* [Objective] Copy out each line that mentions the word "this".
— START OF Records for the exercise —
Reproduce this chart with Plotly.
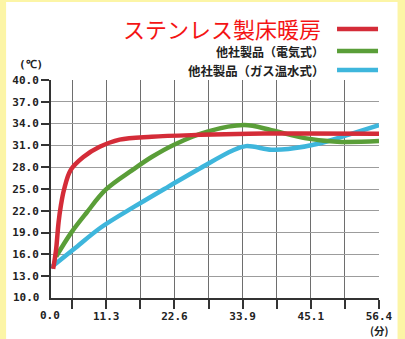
import plotly.graph_objects as go

# ---- data -------------------------------------------------------------
series_names = ["ステンレス製床暖房", "他社製品（電気式）", "他社製品（ガス温水式）"]
series_colors = ["#d42c38", "#5a9e38", "#3eb6dc"]

# time axis (minutes) -- chart starts at label "0.0"
x_start = 2.15
x_tick_labels = ["0.0", "11.3", "22.6", "33.9", "45.1", "56.4"]
grid_step = 5.64

red_x = [2.5, 2.8, 3.0, 3.4, 3.8, 4.3, 5.4, 7.5, 10.2, 13.5, 18.8, 26.9, 34.9, 43.0, 56.4]
red_y = [14.0, 15.5, 16.7, 20.4, 22.8, 24.9, 27.6, 29.4, 30.8, 31.8, 32.2, 32.45, 32.6, 32.65, 32.6]

green_x = [3.0, 5.5, 8.0, 11.2, 15.6, 18.8, 22.5, 28.0, 34.1, 38.6, 44.1, 49.5, 56.4]
green_y = [15.7, 19.0, 21.7, 24.9, 27.6, 29.4, 31.1, 32.9, 33.8, 33.1, 32.0, 31.5, 31.6]

blue_x = [2.15, 5.9, 10.4, 16.0, 21.5, 26.9, 32.2, 34.4, 38.6, 41.4, 46.7, 52.2, 56.4]
blue_y = [14.2, 16.7, 19.7, 22.6, 25.3, 27.9, 30.3, 30.9, 30.4, 30.5, 31.3, 32.7, 33.8]

y_ticks = [13, 16, 19, 22, 25, 28, 31, 34, 37, 40]
y_min, y_max = 10, 40

# ---- layout constants (pixels) -----------------------------------------
W, H = 405, 339
L, R, T, B = 47, 22, 80, 41
plot_w = W - L - R
plot_h = H - T - B


def px_x(px):
    return (px - L) / plot_w


def px_y(py):
    return (H - B - py) / plot_h


fig = go.Figure()
# blue first so green and red sit on top where the curves meet at the start
for xs, ys, name, col in [(blue_x, blue_y, series_names[2], series_colors[2]),
                          (green_x, green_y, series_names[1], series_colors[1]),
                          (red_x, red_y, series_names[0], series_colors[0])]:
    fig.add_trace(go.Scatter(x=xs, y=ys, mode="lines", name=name,
                             line=dict(color=col, width=4.5, shape="spline", smoothing=1.0),
                             showlegend=False, hoverinfo="skip"))

grid_vals = [grid_step * k for k in range(1, 11)]
grid_text = []
for v in grid_vals:
    lab = ""
    for t in x_tick_labels[1:]:
        if abs(float(t) - v) < 0.2:
            lab = t
    grid_text.append(lab)

tick_font = dict(family="DejaVu Sans Mono", size=11, color="#222", weight="bold")

fig.update_layout(
    width=W, height=H,
    margin=dict(l=L, r=R, t=T, b=B),
    paper_bgcolor="#fcf5a6",
    plot_bgcolor="white",
    xaxis=dict(range=[x_start, grid_step * 10], tickvals=grid_vals, ticktext=grid_text,
               ticks="outside", ticklen=9, tickwidth=2, tickcolor="#333",
               ticklabelstandoff=-2,
               showgrid=True, gridcolor="#6e6e6e", gridwidth=1.4,
               showline=True, linecolor="#333", linewidth=2, zeroline=False,
               tickfont=tick_font),
    yaxis=dict(range=[y_min, y_max], tickvals=y_ticks,
               ticktext=[f"{v:.1f}" for v in y_ticks],
               ticks="outside", ticklen=8, tickwidth=2, tickcolor="#333",
               showgrid=True, gridcolor="#9c9c9c", gridwidth=1.4,
               showline=True, linecolor="#333", linewidth=2, zeroline=False,
               tickfont=tick_font),
)

shapes = [
    # white card over the pale-yellow frame
    dict(type="rect", xref="paper", yref="paper", layer="below",
         x0=px_x(1), x1=px_x(402), y0=px_y(H + 5), y1=px_y(2),
         fillcolor="white", line=dict(width=0)),
]
legend_rows = [29, 51, 70]
for row, col in zip(legend_rows, series_colors):
    shapes.append(dict(type="line", xref="paper", yref="paper",
                       x0=px_x(340), x1=px_x(382), y0=px_y(row), y1=px_y(row),
                       line=dict(color=col, width=4.5)))
fig.update_layout(shapes=shapes)

annotations = [
    dict(text=series_names[0], x=px_x(326), y=px_y(28), xanchor="right", yanchor="middle",
         height=26, font=dict(family="Noto Sans CJK JP", size=22, color="#f41414")),
    dict(text=series_names[1], x=px_x(329), y=px_y(51), xanchor="right", yanchor="middle",
         height=15, font=dict(family="Noto Sans CJK JP", size=12, color="#222", weight="bold")),
    dict(text=series_names[2], x=px_x(329), y=px_y(70), xanchor="right", yanchor="middle",
         height=15, font=dict(family="Noto Sans CJK JP", size=12.4, color="#222", weight="bold")),
    dict(text="(℃)", x=px_x(26), y=px_y(64), xanchor="center", yanchor="middle",
         font=dict(family="DejaVu Sans Mono", size=11, color="#222", weight="bold")),
    dict(text="(分)", x=px_x(383), y=px_y(330.5), xanchor="center", yanchor="middle",
         font=dict(family="Noto Sans CJK JP", size=10.5, color="#222", weight="bold")),
    # origin labels (no tick marks drawn there)
    dict(text=x_tick_labels[0], x=px_x(46), y=px_y(315), xanchor="center", yanchor="middle",
         font=tick_font),
    dict(text=f"{y_min:.1f}", x=px_x(38), y=px_y(297), xanchor="right", yanchor="middle",
         font=tick_font),
]
for a in annotations:
    a.update(xref="paper", yref="paper", showarrow=False)
fig.update_layout(annotations=annotations)

fig.write_html("out.html")
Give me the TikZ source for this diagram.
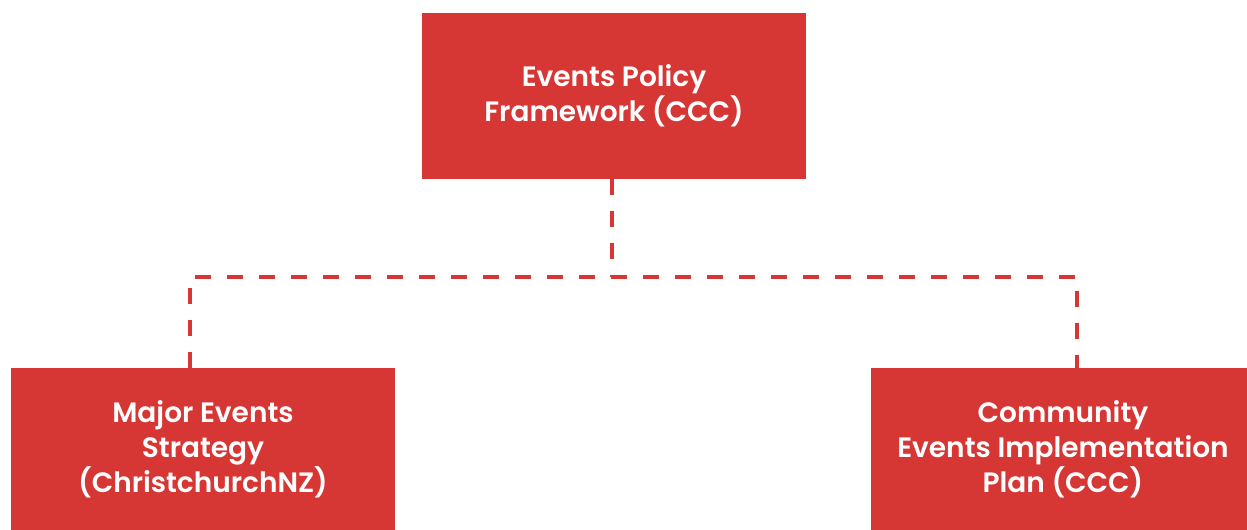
\documentclass[tikz,border=0pt]{standalone}
\usepackage{fontspec}
\setmainfont{Poppins}[BoldFont={Poppins SemiBold}]
\usetikzlibrary{positioning}
\definecolor{evred}{HTML}{D63734}

\begin{document}
\begin{tikzpicture}[x=0.75pt,y=-0.75pt]
  \tikzstyle{every node}=[font=\fontsize{21}{26.25}\selectfont\bfseries]
  \tikzstyle{evbox}=[rectangle, fill=evred, text=white, align=center,
                     inner sep=0pt, minimum width=288pt]
  \tikzstyle{link}=[draw=evred, line width=3pt, dash pattern=on 12pt off 12pt]

    \path[use as bounding box] (0,0) rectangle (1247,529);
    \clip (0,0) rectangle (1247,529);

    \node[evbox, minimum height=124.5pt] (epf)  at (614,96)    {Events Policy\\Framework (CCC)};
    \node[evbox, minimum height=121.5pt] (mes)  at (203,449)   {Major Events\\Strategy\\(ChristchurchNZ)};
    \node[evbox, minimum height=121.5pt] (ceip) at (1063,449)  {Community\\Events Implementation\\Plan (CCC)};

    \coordinate (bus)   at (612,277);
    \coordinate (busl)  at (190,277);
    \coordinate (busr)  at (1077,277);

    \path[link]
    (epf.south -| bus) -- (bus)
    (busl |- mes.north) -- (busl) -- (busr) -- (busr |- ceip.north);

\end{tikzpicture}
\end{document}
— END OF Records for the exercise —
* [Answer in full]
Reproduce this chart with Plotly.
Give me the TikZ source for this diagram.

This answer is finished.